**REQUEST**
Can you copy out the data exactly? Leave the images out.

**INFORMATION SUPPLIED**
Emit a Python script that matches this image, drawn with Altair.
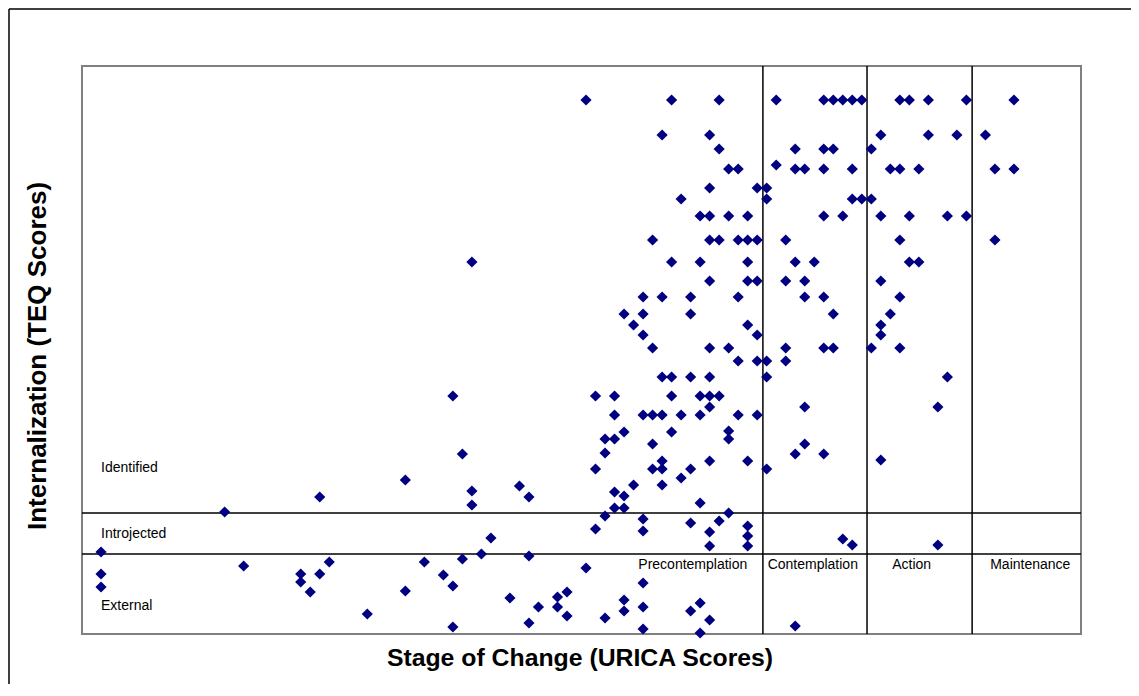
import altair as alt
import pandas as pd

# URICA stage score (x) and TEQ internalization score (y)
urica = [
    51, 60, 65, 71, 76, 77, 78, 79, 80, 84, 85, 87, 91, 96,
    59, 64, 82, 87, 90, 93,
    65, 73, 76, 77, 81,
    71, 66, 67, 73, 74, 76, 79, 83, 84, 86, 94, 96,
    64, 69, 70,
    61, 70, 79, 80, 81,
    63, 64, 66, 68, 76, 78, 82, 85, 89, 91,
    58, 64, 65, 67, 68, 69, 72, 84, 94,
    39, 60, 63, 68, 73, 75, 85, 86,
    64, 68, 69, 72, 74, 82,
    57, 59, 62, 67, 74, 76, 84,
    55, 57, 62, 77, 83,
    56, 68, 82,
    57, 69, 82,
    58, 64, 66, 72, 76, 77, 81, 84,
    67, 69, 70, 72,
    59, 60, 62, 64, 70, 89,
    37, 52, 54, 60, 63, 64, 65,
    64, 74, 88,
    54, 57, 58, 59, 61, 63, 67, 69,
    55, 60, 66,
    53, 54, 66,
    58, 74,
    38, 53, 73, 76,
    59, 64, 68, 82,
    52, 58, 59, 62, 70,
    61, 32, 56, 59, 44, 39, 54, 55, 23, 45, 63, 39, 54, 55, 13, 66,
    53, 57, 65, 62, 68, 52, 57, 64, 68, 41, 78, 79, 88, 64, 68,
    0, 40, 45, 38, 24, 34, 15, 51, 0, 21, 23, 36, 21, 57, 37, 0,
    32, 22, 49, 48, 43, 55, 63, 46, 48, 57, 55, 62, 28, 49, 53, 64,
    45, 73, 37, 57, 63,
]
teq = [
    53.4, 53.4, 53.4, 53.4, 53.4, 53.4, 53.4, 53.4, 53.4, 53.4, 53.4, 53.4, 53.4, 53.4,
    49.9, 49.9, 49.9, 49.9, 49.9, 49.9,
    48.5, 48.5, 48.5, 48.5, 48.5,
    46.9, 46.5, 46.5, 46.5, 46.5, 46.5, 46.5, 46.5, 46.5, 46.5, 46.5, 46.5,
    44.6, 44.6, 44.6,
    43.5, 43.5, 43.5, 43.5, 43.5,
    41.8, 41.8, 41.8, 41.8, 41.8, 41.8, 41.8, 41.8, 41.8, 41.8,
    39.4, 39.4, 39.4, 39.4, 39.4, 39.4, 39.4, 39.4, 39.4,
    37.2, 37.2, 37.2, 37.2, 37.2, 37.2, 37.2, 37.2,
    35.3, 35.3, 35.3, 35.3, 35.3, 35.3,
    33.7, 33.7, 33.7, 33.7, 33.7, 33.7, 33.7,
    32.0, 32.0, 32.0, 32.0, 32.0,
    30.9, 30.9, 30.9,
    29.9, 29.9, 29.9,
    28.6, 28.6, 28.6, 28.6, 28.6, 28.6, 28.6, 28.6,
    27.3, 27.3, 27.3, 27.3,
    25.7, 25.7, 25.7, 25.7, 25.7, 25.7,
    23.8, 23.8, 23.8, 23.8, 23.8, 23.8, 23.8,
    22.7, 22.7, 22.7,
    21.9, 21.9, 21.9, 21.9, 21.9, 21.9, 21.9, 21.9,
    20.2, 20.2, 20.3,
    19.5, 19.5, 19.5,
    19.0, 19.0,
    18.0, 18.1, 18.0, 18.0,
    17.3, 17.3, 17.3, 17.4,
    16.5, 16.5, 16.5, 16.5, 16.5,
    15.6, 15.4, 14.9, 14.9, 14.8, 14.3, 14.2, 13.8, 13.7, 13.7, 13.1, 12.9, 12.6, 12.6, 12.2, 12.1,
    11.8, 11.5, 11.3, 11.1, 10.8, 10.5, 10.3, 10.2, 9.8, 9.6, 9.5, 8.9, 8.9, 8.8, 8.8,
    8.2, 8.0, 7.8, 7.5, 7.2, 7.2, 6.8, 6.6, 6.0, 6.0, 6.0, 5.9, 5.2, 5.1, 4.8, 4.7,
    4.3, 4.2, 4.2, 3.7, 3.6, 3.4, 3.1, 2.7, 2.7, 2.7, 2.3, 2.3, 2.0, 1.8, 1.6, 1.4,
    1.1, 0.8, 0.7, 0.5, 0.1,
]

# stage cut-offs on the URICA axis and motivation cut-offs on the TEQ axis
stage_cuts = [69.6, 80.55, 91.6]
teq_cuts = [12.1, 8.0]

# region labels
label_text = ["Identified", "Introjected", "External",
              "Precontemplation", "Contemplation", "Action", "Maintenance"]
label_x = [0, 0, 0, 56.5, 70.1, 83.2, 93.5]
label_y = [16.6, 10.0, 2.8, 6.9, 6.9, 6.9, 6.9]

x_title = "Stage of Change (URICA Scores)"
y_title = "Internalization (TEQ Scores)"

pts = pd.DataFrame({"urica": urica, "teq": teq})
vcut = pd.DataFrame({"cut": stage_cuts})
hcut = pd.DataFrame({"cut": teq_cuts})
labels = pd.DataFrame({"text": label_text, "x": label_x, "y": label_y})

xs = alt.Scale(domain=[-2, 103.05], nice=False, zero=False)
ys = alt.Scale(domain=[0, 56.8], nice=False, zero=False)

FONT = "Liberation Sans"

vrules = alt.Chart(vcut).mark_rule(color="black", strokeWidth=1.5).encode(
    x=alt.X("cut:Q", scale=xs, axis=None))
hrules = alt.Chart(hcut).mark_rule(color="black", strokeWidth=1.5).encode(
    y=alt.Y("cut:Q", scale=ys, axis=None))

points = alt.Chart(pts).mark_point(
    shape="diamond", filled=True, size=125, color="#000080", opacity=1
).encode(
    x=alt.X("urica:Q", scale=xs, axis=None),
    y=alt.Y("teq:Q", scale=ys, axis=None),
)

texts = alt.Chart(labels).mark_text(
    align="left", baseline="middle", fontSize=14, font=FONT, color="#000000"
).encode(
    x=alt.X("x:Q", scale=xs, axis=None),
    y=alt.Y("y:Q", scale=ys, axis=None),
    text="text:N",
)

xt = alt.Chart(pd.DataFrame({"t": [x_title]})).mark_text(
    align="center", baseline="alphabetic", fontSize=24.8, fontWeight="bold",
    font=FONT, color="#000000"
).encode(x=alt.value(498), y=alt.value(600), text="t:N")

yt = alt.Chart(pd.DataFrame({"t": [y_title]})).mark_text(
    align="center", baseline="alphabetic", fontSize=26, fontWeight="bold",
    font=FONT, color="#000000", angle=270
).encode(x=alt.value(-36), y=alt.value(290), text="t:N")

# outer chart frame (left and top edges visible)
frame_l = alt.Chart(pd.DataFrame({"a": [0]})).mark_rule(color="black", strokeWidth=1.5).encode(
    x=alt.value(-73), y=alt.value(-57), y2=alt.value(700))
frame_t = alt.Chart(pd.DataFrame({"a": [0]})).mark_rule(color="black", strokeWidth=1.5).encode(
    x=alt.value(-73), x2=alt.value(1200), y=alt.value(-57))

chart = alt.layer(
    vrules, hrules, texts, points, xt, yt, frame_l, frame_t
).properties(
    width=999, height=568,
    autosize=alt.AutoSizeParams(type="none"),
    padding={"left": 74, "top": 58, "right": 50, "bottom": 50},
    background="white",
).configure_view(
    stroke="#808080", strokeWidth=2
)

chart.save("out.html", embed_options={"renderer": "svg", "actions": False})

**ANSWER TO THIS EXERCISE**
Emit a Python script that matches this image, drawn with Altair.
import altair as alt
import pandas as pd

# URICA stage score (x) and TEQ internalization score (y)
urica = [
    51, 60, 65, 71, 76, 77, 78, 79, 80, 84, 85, 87, 91, 96,
    59, 64, 82, 87, 90, 93,
    65, 73, 76, 77, 81,
    71, 66, 67, 73, 74, 76, 79, 83, 84, 86, 94, 96,
    64, 69, 70,
    61, 70, 79, 80, 81,
    63, 64, 66, 68, 76, 78, 82, 85, 89, 91,
    58, 64, 65, 67, 68, 69, 72, 84, 94,
    39, 60, 63, 68, 73, 75, 85, 86,
    64, 68, 69, 72, 74, 82,
    57, 59, 62, 67, 74, 76, 84,
    55, 57, 62, 77, 83,
    56, 68, 82,
    57, 69, 82,
    58, 64, 66, 72, 76, 77, 81, 84,
    67, 69, 70, 72,
    59, 60, 62, 64, 70, 89,
    37, 52, 54, 60, 63, 64, 65,
    64, 74, 88,
    54, 57, 58, 59, 61, 63, 67, 69,
    55, 60, 66,
    53, 54, 66,
    58, 74,
    38, 53, 73, 76,
    59, 64, 68, 82,
    52, 58, 59, 62, 70,
    61, 32, 56, 59, 44, 39, 54, 55, 23, 45, 63, 39, 54, 55, 13, 66,
    53, 57, 65, 62, 68, 52, 57, 64, 68, 41, 78, 79, 88, 64, 68,
    0, 40, 45, 38, 24, 34, 15, 51, 0, 21, 23, 36, 21, 57, 37, 0,
    32, 22, 49, 48, 43, 55, 63, 46, 48, 57, 55, 62, 28, 49, 53, 64,
    45, 73, 37, 57, 63,
]
teq = [
    53.4, 53.4, 53.4, 53.4, 53.4, 53.4, 53.4, 53.4, 53.4, 53.4, 53.4, 53.4, 53.4, 53.4,
    49.9, 49.9, 49.9, 49.9, 49.9, 49.9,
    48.5, 48.5, 48.5, 48.5, 48.5,
    46.9, 46.5, 46.5, 46.5, 46.5, 46.5, 46.5, 46.5, 46.5, 46.5, 46.5, 46.5,
    44.6, 44.6, 44.6,
    43.5, 43.5, 43.5, 43.5, 43.5,
    41.8, 41.8, 41.8, 41.8, 41.8, 41.8, 41.8, 41.8, 41.8, 41.8,
    39.4, 39.4, 39.4, 39.4, 39.4, 39.4, 39.4, 39.4, 39.4,
    37.2, 37.2, 37.2, 37.2, 37.2, 37.2, 37.2, 37.2,
    35.3, 35.3, 35.3, 35.3, 35.3, 35.3,
    33.7, 33.7, 33.7, 33.7, 33.7, 33.7, 33.7,
    32.0, 32.0, 32.0, 32.0, 32.0,
    30.9, 30.9, 30.9,
    29.9, 29.9, 29.9,
    28.6, 28.6, 28.6, 28.6, 28.6, 28.6, 28.6, 28.6,
    27.3, 27.3, 27.3, 27.3,
    25.7, 25.7, 25.7, 25.7, 25.7, 25.7,
    23.8, 23.8, 23.8, 23.8, 23.8, 23.8, 23.8,
    22.7, 22.7, 22.7,
    21.9, 21.9, 21.9, 21.9, 21.9, 21.9, 21.9, 21.9,
    20.2, 20.2, 20.3,
    19.5, 19.5, 19.5,
    19.0, 19.0,
    18.0, 18.1, 18.0, 18.0,
    17.3, 17.3, 17.3, 17.4,
    16.5, 16.5, 16.5, 16.5, 16.5,
    15.6, 15.4, 14.9, 14.9, 14.8, 14.3, 14.2, 13.8, 13.7, 13.7, 13.1, 12.9, 12.6, 12.6, 12.2, 12.1,
    11.8, 11.5, 11.3, 11.1, 10.8, 10.5, 10.3, 10.2, 9.8, 9.6, 9.5, 8.9, 8.9, 8.8, 8.8,
    8.2, 8.0, 7.8, 7.5, 7.2, 7.2, 6.8, 6.6, 6.0, 6.0, 6.0, 5.9, 5.2, 5.1, 4.8, 4.7,
    4.3, 4.2, 4.2, 3.7, 3.6, 3.4, 3.1, 2.7, 2.7, 2.7, 2.3, 2.3, 2.0, 1.8, 1.6, 1.4,
    1.1, 0.8, 0.7, 0.5, 0.1,
]

# stage cut-offs on the URICA axis and motivation cut-offs on the TEQ axis
stage_cuts = [69.6, 80.55, 91.6]
teq_cuts = [12.1, 8.0]

# region labels
label_text = ["Identified", "Introjected", "External",
              "Precontemplation", "Contemplation", "Action", "Maintenance"]
label_x = [0, 0, 0, 56.5, 70.1, 83.2, 93.5]
label_y = [16.6, 10.0, 2.8, 6.9, 6.9, 6.9, 6.9]

x_title = "Stage of Change (URICA Scores)"
y_title = "Internalization (TEQ Scores)"

pts = pd.DataFrame({"urica": urica, "teq": teq})
vcut = pd.DataFrame({"cut": stage_cuts})
hcut = pd.DataFrame({"cut": teq_cuts})
labels = pd.DataFrame({"text": label_text, "x": label_x, "y": label_y})

xs = alt.Scale(domain=[-2, 103.05], nice=False, zero=False)
ys = alt.Scale(domain=[0, 56.8], nice=False, zero=False)

FONT = "Liberation Sans"

vrules = alt.Chart(vcut).mark_rule(color="black", strokeWidth=1.5).encode(
    x=alt.X("cut:Q", scale=xs, axis=None))
hrules = alt.Chart(hcut).mark_rule(color="black", strokeWidth=1.5).encode(
    y=alt.Y("cut:Q", scale=ys, axis=None))

points = alt.Chart(pts).mark_point(
    shape="diamond", filled=True, size=125, color="#000080", opacity=1
).encode(
    x=alt.X("urica:Q", scale=xs, axis=None),
    y=alt.Y("teq:Q", scale=ys, axis=None),
)

texts = alt.Chart(labels).mark_text(
    align="left", baseline="middle", fontSize=14, font=FONT, color="#000000"
).encode(
    x=alt.X("x:Q", scale=xs, axis=None),
    y=alt.Y("y:Q", scale=ys, axis=None),
    text="text:N",
)

xt = alt.Chart(pd.DataFrame({"t": [x_title]})).mark_text(
    align="center", baseline="alphabetic", fontSize=24.8, fontWeight="bold",
    font=FONT, color="#000000"
).encode(x=alt.value(498), y=alt.value(600), text="t:N")

yt = alt.Chart(pd.DataFrame({"t": [y_title]})).mark_text(
    align="center", baseline="alphabetic", fontSize=26, fontWeight="bold",
    font=FONT, color="#000000", angle=270
).encode(x=alt.value(-36), y=alt.value(290), text="t:N")

# outer chart frame (left and top edges visible)
frame_l = alt.Chart(pd.DataFrame({"a": [0]})).mark_rule(color="black", strokeWidth=1.5).encode(
    x=alt.value(-73), y=alt.value(-57), y2=alt.value(700))
frame_t = alt.Chart(pd.DataFrame({"a": [0]})).mark_rule(color="black", strokeWidth=1.5).encode(
    x=alt.value(-73), x2=alt.value(1200), y=alt.value(-57))

chart = alt.layer(
    vrules, hrules, texts, points, xt, yt, frame_l, frame_t
).properties(
    width=999, height=568,
    autosize=alt.AutoSizeParams(type="none"),
    padding={"left": 74, "top": 58, "right": 50, "bottom": 50},
    background="white",
).configure_view(
    stroke="#808080", strokeWidth=2
)

chart.save("out.html", embed_options={"renderer": "svg", "actions": False})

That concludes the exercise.